This morning we are in Bydgoszcz for Specialized Training. President does his "Good, BETTER, BEST" training every once in awhile and wanted one last time to make sure all his missionaries knew what the difference was...
Arriving early to open the Chapel so President could set up all that was needed were Elders White (on exchange from Gdansk) and Wilson (Zone Leader in Bydgoszcz).
Because President uses a power point presentation, the room needs to be darker. To help block out the windows and set everything up, we rely on our great Elders. President brings his own large trash bags and duct tape. His motto is...you can use duct tape for anything. During our stay in Poland, he has found many uses for "bailing wire and duct tape".

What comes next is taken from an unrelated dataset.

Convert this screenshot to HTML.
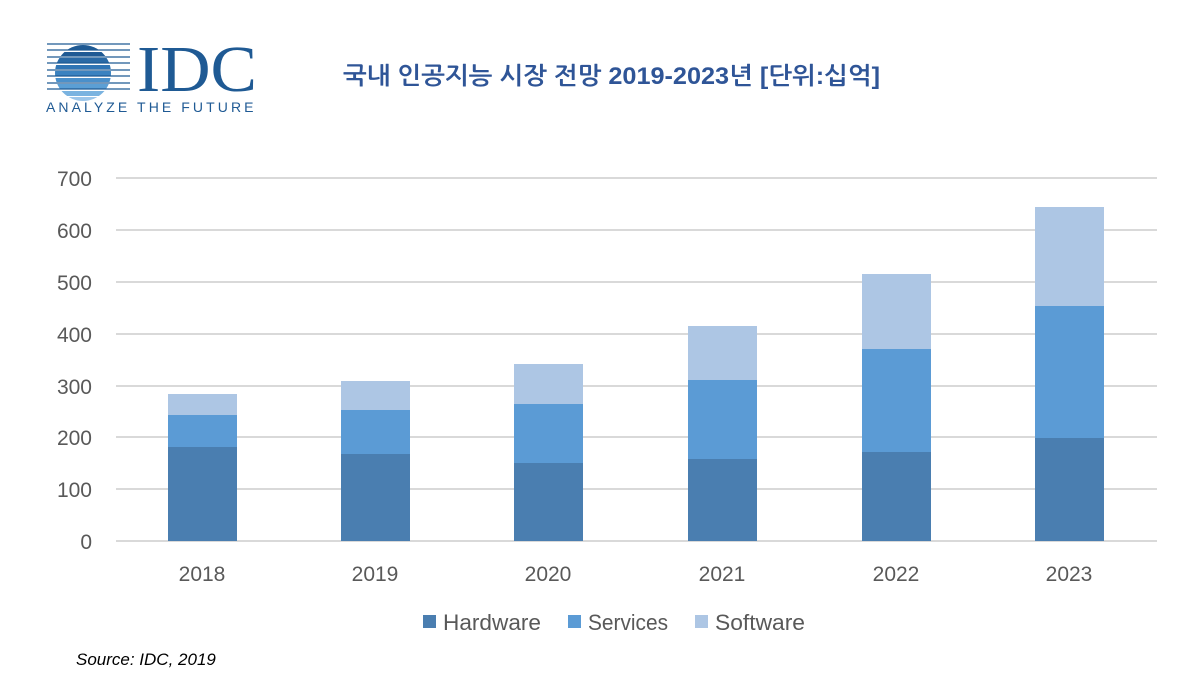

Elders Harris (District Leader) and Allen show up early to stamp their pass along cards with their address and phone numbers on the back. This way people will know who to call and where to go.
The great missionaries in the Bydgoszcz and Gdansk Districts. Sisters Swenson and Young with Elders Allen and Harris. Elders Vernon, Skolmoski, White and Wilson.
After the training meeting everyone enjoyed famous 'Marcin mini pizzas', picked up mail and supplies and were ready to go out and contact. Elders Skolmoski, White, Wilson, Vernon, Allen and Harris with Sisters Young and Swenson. We had a great time and visit with our missionaries. President also interviewed each one as he always does.
When we travel around the country, it's important to keep our eyes open. There is something interesting around every curve in the road! Like the one above....an old WWII motorcycle and sidecar.
These young men were passing out some fliers for the Monte Cassino. At first we thought they were Polish Scouts. Then we realized they were young men announcing the exhibition of the Monte Cassino (not like the casinos we have in Las Vegas... but the battle). The uniforms they had on were British Army uniforms because when the Polish Army came in to support and save the British Armies, New Zealanders, South African and French troops, they had no uniforms. They took British uniforms and put their Polish patches and insignias on them. Something we learned from our excellent, local and friendly tour guide- Artur.